** Start of EXCERPTED DATA **
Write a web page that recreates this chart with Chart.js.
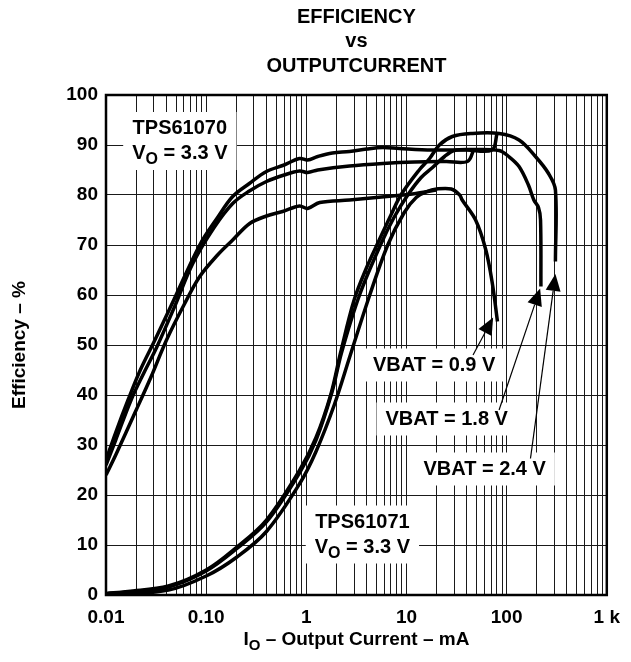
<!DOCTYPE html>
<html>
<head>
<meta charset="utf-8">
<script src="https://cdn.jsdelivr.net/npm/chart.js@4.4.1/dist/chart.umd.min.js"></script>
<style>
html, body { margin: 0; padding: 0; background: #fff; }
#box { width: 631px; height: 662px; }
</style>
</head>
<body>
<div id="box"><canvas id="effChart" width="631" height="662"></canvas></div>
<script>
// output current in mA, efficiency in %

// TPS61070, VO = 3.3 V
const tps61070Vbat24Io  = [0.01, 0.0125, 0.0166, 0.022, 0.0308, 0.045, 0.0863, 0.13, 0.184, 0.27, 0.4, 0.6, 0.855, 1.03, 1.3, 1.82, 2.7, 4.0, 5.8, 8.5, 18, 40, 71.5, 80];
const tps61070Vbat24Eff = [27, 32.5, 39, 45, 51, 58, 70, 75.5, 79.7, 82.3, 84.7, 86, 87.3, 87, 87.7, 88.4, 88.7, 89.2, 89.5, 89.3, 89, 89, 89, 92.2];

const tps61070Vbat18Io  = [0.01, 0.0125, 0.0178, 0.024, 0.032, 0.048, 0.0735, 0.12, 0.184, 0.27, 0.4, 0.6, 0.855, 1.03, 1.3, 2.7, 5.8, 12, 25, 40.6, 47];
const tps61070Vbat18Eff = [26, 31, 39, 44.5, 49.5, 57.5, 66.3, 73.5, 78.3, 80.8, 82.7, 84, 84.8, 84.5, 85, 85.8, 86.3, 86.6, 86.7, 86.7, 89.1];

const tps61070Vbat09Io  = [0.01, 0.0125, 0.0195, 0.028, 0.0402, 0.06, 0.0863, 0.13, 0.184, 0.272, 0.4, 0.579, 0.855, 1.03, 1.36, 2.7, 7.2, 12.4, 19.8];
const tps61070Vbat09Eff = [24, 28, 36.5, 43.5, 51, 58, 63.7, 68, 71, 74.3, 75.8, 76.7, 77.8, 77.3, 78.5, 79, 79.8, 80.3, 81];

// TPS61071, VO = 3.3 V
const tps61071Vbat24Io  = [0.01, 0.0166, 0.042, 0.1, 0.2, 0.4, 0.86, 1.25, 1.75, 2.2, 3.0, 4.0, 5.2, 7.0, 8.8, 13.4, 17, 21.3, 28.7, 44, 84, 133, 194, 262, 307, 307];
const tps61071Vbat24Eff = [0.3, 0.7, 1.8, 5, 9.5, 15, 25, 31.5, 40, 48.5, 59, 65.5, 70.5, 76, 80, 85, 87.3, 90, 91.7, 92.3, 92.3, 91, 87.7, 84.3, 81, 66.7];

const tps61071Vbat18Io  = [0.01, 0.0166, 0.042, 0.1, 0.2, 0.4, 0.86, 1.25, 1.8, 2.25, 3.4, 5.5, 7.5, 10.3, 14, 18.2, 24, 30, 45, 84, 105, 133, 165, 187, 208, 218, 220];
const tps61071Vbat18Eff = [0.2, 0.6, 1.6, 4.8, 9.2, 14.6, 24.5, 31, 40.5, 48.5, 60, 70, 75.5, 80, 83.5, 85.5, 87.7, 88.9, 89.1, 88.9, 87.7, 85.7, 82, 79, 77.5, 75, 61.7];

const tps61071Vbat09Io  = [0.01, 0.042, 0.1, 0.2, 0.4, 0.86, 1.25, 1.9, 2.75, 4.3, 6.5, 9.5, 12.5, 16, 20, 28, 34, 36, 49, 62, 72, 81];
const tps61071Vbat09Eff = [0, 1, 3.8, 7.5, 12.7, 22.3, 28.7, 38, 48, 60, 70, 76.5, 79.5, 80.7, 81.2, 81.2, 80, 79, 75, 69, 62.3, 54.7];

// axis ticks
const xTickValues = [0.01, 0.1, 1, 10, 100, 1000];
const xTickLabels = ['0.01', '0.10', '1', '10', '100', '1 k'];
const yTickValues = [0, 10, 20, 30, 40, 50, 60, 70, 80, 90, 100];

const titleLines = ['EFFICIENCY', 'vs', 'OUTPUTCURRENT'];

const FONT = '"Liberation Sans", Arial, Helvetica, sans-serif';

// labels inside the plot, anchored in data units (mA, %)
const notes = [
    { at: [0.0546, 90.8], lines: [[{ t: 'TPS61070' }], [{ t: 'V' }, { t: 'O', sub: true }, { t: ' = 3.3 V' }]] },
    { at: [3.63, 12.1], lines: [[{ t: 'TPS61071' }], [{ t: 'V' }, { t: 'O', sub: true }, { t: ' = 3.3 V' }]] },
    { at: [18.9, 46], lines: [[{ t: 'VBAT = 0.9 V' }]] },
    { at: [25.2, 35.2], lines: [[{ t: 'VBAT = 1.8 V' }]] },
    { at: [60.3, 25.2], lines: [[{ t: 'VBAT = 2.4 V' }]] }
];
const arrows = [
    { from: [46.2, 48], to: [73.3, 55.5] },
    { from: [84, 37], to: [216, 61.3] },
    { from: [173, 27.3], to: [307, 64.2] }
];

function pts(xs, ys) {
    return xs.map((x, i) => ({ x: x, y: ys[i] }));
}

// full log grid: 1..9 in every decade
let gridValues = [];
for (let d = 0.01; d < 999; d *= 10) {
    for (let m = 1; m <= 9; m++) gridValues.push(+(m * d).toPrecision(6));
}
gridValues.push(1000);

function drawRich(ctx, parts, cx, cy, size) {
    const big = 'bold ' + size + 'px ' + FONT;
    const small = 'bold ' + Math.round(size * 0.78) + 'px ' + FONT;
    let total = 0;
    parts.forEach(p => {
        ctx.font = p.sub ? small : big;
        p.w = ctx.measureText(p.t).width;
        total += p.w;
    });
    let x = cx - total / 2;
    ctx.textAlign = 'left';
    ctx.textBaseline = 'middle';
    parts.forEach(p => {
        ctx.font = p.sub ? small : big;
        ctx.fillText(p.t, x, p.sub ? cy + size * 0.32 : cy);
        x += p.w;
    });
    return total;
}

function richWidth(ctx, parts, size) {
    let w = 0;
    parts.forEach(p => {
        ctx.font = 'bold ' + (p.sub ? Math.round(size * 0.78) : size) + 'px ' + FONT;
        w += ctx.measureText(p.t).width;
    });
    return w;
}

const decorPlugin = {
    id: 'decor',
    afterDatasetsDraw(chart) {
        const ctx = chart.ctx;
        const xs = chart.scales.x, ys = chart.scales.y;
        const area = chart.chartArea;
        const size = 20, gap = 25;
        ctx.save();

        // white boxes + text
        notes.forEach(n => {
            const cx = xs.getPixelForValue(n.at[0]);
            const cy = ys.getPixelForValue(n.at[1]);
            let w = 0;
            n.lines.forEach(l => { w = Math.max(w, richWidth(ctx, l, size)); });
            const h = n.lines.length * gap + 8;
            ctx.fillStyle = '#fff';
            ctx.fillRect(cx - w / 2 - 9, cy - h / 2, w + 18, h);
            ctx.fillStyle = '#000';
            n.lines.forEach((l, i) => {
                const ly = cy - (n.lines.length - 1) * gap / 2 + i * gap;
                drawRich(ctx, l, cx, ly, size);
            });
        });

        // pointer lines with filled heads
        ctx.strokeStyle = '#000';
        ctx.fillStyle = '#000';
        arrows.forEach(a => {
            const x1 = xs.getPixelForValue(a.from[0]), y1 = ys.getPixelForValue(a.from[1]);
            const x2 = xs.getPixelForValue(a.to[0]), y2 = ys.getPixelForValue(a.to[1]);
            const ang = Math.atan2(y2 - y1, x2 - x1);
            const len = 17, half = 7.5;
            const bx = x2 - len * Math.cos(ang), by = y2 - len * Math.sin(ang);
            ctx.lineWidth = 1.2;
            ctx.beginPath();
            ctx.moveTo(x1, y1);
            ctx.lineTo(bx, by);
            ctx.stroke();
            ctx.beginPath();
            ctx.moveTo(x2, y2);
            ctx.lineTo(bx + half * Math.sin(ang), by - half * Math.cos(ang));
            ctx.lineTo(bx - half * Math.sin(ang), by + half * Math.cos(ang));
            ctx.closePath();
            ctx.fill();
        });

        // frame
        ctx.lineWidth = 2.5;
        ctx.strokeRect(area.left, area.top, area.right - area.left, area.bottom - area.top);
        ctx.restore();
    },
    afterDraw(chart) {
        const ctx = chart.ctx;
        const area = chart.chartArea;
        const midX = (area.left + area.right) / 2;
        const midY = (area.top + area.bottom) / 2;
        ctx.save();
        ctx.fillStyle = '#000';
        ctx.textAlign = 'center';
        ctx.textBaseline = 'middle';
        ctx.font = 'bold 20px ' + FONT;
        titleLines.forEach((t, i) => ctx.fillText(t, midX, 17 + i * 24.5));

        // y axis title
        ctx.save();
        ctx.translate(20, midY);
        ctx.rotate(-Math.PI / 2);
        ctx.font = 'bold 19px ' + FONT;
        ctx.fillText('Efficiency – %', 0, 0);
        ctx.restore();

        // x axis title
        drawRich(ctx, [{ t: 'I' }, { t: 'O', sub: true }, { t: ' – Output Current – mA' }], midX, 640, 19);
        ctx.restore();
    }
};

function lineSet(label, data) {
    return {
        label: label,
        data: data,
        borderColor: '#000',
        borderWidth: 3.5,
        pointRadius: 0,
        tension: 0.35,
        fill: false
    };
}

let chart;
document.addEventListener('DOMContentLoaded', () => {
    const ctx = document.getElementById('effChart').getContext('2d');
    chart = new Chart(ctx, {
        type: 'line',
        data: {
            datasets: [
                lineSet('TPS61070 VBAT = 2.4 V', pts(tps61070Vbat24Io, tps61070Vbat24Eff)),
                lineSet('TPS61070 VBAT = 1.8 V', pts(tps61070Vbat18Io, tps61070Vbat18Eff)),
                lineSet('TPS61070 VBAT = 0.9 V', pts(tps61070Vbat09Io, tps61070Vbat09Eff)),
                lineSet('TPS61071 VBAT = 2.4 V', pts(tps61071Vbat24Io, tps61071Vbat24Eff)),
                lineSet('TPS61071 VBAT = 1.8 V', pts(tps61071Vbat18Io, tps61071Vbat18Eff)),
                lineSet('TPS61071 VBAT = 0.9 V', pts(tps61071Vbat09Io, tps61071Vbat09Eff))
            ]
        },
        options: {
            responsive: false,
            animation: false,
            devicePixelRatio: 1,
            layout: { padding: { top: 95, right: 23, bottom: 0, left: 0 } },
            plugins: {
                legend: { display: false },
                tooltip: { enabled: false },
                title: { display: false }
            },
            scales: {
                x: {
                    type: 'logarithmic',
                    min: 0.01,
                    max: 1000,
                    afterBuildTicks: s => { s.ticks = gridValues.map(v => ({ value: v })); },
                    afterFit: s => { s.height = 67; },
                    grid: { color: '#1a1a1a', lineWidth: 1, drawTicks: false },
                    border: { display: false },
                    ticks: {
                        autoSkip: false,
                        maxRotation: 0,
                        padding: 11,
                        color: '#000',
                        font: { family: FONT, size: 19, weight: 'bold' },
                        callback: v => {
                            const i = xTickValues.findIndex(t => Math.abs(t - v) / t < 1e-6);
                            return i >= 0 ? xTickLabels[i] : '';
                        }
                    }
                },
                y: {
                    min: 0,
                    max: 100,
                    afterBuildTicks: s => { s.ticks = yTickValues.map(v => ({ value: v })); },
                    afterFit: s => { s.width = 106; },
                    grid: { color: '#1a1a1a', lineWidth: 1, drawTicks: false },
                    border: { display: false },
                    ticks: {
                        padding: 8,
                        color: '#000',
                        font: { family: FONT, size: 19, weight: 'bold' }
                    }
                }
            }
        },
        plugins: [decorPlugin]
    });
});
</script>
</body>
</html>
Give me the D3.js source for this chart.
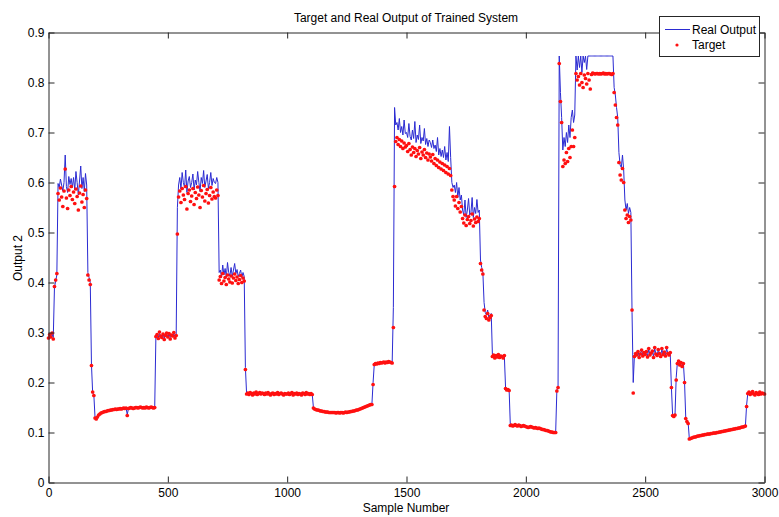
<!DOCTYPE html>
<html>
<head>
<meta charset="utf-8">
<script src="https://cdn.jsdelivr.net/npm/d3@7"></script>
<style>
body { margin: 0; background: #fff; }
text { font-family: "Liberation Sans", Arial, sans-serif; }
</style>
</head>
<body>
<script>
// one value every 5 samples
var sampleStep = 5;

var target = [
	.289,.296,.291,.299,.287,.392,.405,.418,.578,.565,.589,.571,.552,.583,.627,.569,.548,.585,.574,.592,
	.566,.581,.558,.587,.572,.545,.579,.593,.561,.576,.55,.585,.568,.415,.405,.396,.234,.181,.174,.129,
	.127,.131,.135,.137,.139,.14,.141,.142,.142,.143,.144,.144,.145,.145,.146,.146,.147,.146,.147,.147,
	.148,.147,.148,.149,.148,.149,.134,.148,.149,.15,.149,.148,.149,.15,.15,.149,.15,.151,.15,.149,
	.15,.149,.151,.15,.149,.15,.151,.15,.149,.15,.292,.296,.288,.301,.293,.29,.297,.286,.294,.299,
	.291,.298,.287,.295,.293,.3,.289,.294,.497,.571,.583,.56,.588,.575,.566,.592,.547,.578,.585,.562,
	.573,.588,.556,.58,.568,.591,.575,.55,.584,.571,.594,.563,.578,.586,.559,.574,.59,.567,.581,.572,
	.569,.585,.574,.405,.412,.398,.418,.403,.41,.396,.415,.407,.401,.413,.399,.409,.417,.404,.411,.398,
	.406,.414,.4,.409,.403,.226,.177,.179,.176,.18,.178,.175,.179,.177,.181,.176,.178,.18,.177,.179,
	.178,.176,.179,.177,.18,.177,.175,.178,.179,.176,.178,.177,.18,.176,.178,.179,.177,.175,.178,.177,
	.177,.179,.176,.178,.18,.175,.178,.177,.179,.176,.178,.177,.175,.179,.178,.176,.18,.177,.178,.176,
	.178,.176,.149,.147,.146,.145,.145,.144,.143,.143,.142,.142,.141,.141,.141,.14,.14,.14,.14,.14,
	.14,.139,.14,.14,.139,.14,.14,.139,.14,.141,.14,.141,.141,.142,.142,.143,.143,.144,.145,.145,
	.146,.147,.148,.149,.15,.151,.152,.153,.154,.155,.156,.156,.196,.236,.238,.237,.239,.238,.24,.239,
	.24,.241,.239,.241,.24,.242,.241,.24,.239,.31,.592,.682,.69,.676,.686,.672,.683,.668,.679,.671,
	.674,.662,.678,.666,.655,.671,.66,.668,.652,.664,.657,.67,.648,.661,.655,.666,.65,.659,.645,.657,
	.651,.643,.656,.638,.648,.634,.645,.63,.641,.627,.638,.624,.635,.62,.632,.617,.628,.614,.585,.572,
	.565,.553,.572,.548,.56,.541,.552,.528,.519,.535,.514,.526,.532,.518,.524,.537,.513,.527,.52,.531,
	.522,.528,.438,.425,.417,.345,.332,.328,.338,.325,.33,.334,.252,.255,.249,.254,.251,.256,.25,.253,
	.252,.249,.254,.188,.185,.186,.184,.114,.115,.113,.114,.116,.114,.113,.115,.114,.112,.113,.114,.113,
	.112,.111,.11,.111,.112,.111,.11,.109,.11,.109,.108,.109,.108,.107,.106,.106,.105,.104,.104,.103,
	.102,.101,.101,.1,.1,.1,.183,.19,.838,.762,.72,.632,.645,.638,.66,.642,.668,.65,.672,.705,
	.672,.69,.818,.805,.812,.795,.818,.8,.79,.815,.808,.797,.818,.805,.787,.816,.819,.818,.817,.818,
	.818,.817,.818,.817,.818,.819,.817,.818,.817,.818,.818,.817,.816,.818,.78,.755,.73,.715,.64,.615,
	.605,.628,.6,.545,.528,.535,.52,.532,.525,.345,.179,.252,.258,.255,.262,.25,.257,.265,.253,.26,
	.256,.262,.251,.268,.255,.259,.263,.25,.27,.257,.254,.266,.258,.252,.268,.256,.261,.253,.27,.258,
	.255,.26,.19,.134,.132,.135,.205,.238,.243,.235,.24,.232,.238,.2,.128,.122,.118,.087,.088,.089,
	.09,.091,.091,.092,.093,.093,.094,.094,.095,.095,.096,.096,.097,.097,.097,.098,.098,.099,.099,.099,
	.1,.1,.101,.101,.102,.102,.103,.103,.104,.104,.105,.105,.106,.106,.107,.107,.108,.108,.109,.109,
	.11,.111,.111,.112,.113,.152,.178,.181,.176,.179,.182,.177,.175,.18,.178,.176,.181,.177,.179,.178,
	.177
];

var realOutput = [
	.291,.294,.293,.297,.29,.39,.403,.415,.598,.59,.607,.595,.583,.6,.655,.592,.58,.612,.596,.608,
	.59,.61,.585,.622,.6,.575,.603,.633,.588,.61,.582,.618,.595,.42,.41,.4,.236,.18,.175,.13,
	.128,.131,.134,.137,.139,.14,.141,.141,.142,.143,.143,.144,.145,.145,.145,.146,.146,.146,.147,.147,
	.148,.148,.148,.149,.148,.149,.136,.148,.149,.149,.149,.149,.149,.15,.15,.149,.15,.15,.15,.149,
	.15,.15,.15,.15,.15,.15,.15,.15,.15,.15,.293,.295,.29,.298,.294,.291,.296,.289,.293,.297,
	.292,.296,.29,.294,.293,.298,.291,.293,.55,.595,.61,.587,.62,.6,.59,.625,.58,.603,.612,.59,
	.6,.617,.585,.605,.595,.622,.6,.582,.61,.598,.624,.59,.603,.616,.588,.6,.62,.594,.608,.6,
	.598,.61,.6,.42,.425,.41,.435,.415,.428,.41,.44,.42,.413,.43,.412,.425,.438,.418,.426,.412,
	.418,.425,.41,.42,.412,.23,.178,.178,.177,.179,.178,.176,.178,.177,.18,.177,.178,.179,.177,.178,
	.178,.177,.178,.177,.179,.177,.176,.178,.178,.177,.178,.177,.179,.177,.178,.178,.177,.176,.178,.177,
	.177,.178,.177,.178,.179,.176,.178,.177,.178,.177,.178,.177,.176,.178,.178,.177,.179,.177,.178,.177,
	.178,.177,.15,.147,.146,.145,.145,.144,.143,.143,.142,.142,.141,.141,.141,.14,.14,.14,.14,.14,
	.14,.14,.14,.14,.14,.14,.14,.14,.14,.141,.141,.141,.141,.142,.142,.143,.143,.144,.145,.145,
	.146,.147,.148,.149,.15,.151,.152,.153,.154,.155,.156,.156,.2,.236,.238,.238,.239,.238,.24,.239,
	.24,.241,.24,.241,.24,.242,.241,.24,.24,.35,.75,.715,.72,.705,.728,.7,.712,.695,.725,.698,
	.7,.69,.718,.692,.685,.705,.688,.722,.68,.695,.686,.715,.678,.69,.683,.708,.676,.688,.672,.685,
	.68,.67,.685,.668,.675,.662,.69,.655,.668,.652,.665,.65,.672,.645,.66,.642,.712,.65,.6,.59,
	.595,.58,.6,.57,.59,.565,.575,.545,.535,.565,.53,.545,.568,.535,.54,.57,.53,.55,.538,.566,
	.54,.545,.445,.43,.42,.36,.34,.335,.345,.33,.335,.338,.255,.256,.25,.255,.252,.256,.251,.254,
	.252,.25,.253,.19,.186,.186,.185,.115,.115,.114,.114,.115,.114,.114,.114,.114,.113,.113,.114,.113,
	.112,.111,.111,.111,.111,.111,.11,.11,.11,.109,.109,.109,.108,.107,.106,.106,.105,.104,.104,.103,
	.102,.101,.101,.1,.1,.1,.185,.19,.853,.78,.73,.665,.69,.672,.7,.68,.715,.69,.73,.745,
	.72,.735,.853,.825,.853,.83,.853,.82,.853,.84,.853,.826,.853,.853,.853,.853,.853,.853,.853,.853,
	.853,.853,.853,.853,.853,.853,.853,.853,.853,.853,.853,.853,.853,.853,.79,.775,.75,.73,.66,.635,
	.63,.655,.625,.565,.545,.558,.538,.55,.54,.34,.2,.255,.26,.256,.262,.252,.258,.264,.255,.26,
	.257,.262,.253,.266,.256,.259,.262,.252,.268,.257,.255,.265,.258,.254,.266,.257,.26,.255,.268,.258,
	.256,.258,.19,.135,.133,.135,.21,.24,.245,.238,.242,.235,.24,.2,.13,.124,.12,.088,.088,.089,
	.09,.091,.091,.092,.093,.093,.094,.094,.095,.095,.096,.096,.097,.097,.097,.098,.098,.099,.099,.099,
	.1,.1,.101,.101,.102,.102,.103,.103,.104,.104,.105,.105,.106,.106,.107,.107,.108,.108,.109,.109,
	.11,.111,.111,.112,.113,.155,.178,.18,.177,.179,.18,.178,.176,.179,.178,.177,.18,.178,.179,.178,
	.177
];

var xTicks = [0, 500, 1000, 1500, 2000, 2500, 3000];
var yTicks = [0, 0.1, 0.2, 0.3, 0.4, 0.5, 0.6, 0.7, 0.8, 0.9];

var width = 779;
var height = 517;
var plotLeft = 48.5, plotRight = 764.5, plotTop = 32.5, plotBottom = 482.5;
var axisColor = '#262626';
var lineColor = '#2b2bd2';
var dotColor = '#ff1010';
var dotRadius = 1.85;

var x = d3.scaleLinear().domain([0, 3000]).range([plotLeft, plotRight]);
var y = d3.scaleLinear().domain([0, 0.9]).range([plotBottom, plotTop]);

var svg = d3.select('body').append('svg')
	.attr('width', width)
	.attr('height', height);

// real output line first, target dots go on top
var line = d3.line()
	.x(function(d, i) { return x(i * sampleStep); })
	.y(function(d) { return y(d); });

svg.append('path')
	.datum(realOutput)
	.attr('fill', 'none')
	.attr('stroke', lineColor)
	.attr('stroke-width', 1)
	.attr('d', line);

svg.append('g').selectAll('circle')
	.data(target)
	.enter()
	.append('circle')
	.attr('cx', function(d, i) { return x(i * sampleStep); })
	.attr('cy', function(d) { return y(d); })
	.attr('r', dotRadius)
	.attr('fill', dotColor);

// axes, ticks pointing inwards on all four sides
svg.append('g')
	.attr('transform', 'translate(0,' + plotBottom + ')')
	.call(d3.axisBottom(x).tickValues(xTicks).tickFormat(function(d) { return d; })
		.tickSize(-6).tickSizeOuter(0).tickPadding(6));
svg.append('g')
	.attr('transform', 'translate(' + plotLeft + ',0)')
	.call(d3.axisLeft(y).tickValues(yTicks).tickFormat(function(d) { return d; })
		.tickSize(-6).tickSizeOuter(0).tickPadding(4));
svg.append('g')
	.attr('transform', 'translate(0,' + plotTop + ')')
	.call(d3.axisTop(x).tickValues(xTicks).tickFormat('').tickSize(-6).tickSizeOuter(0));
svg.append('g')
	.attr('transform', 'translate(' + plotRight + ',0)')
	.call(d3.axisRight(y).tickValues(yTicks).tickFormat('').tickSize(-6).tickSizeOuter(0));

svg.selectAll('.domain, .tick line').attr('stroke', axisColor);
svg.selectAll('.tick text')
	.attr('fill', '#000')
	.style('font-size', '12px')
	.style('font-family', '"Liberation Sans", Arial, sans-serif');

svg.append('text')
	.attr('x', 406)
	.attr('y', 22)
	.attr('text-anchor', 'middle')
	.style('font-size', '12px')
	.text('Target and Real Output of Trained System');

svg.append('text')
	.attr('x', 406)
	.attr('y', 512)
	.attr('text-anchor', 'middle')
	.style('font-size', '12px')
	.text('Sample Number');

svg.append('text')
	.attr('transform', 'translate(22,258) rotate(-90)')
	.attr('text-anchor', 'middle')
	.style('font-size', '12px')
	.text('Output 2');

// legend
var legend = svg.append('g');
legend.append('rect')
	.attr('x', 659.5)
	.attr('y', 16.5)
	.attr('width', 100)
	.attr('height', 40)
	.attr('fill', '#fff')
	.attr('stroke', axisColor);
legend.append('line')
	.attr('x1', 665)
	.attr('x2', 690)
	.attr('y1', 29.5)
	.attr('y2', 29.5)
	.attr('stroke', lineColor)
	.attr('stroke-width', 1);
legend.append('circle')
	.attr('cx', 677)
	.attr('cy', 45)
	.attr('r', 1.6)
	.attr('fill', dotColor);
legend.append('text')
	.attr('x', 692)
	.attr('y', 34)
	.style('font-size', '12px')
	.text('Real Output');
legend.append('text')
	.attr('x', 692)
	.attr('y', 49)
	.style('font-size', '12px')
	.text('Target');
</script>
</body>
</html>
** End of EXCERPTED DATA **
:: AIM ::
Keep to the stretch from the line containing "Give me the D3.js source for this chart." through the line containing "var sampleStep = 5;", both ends included, and copy it exactly from the listing above, minus the pictures.

:: FULL SOLUTION ::
Give me the D3.js source for this chart.
<!DOCTYPE html>
<html>
<head>
<meta charset="utf-8">
<script src="https://cdn.jsdelivr.net/npm/d3@7"></script>
<style>
body { margin: 0; background: #fff; }
text { font-family: "Liberation Sans", Arial, sans-serif; }
</style>
</head>
<body>
<script>
// one value every 5 samples
var sampleStep = 5;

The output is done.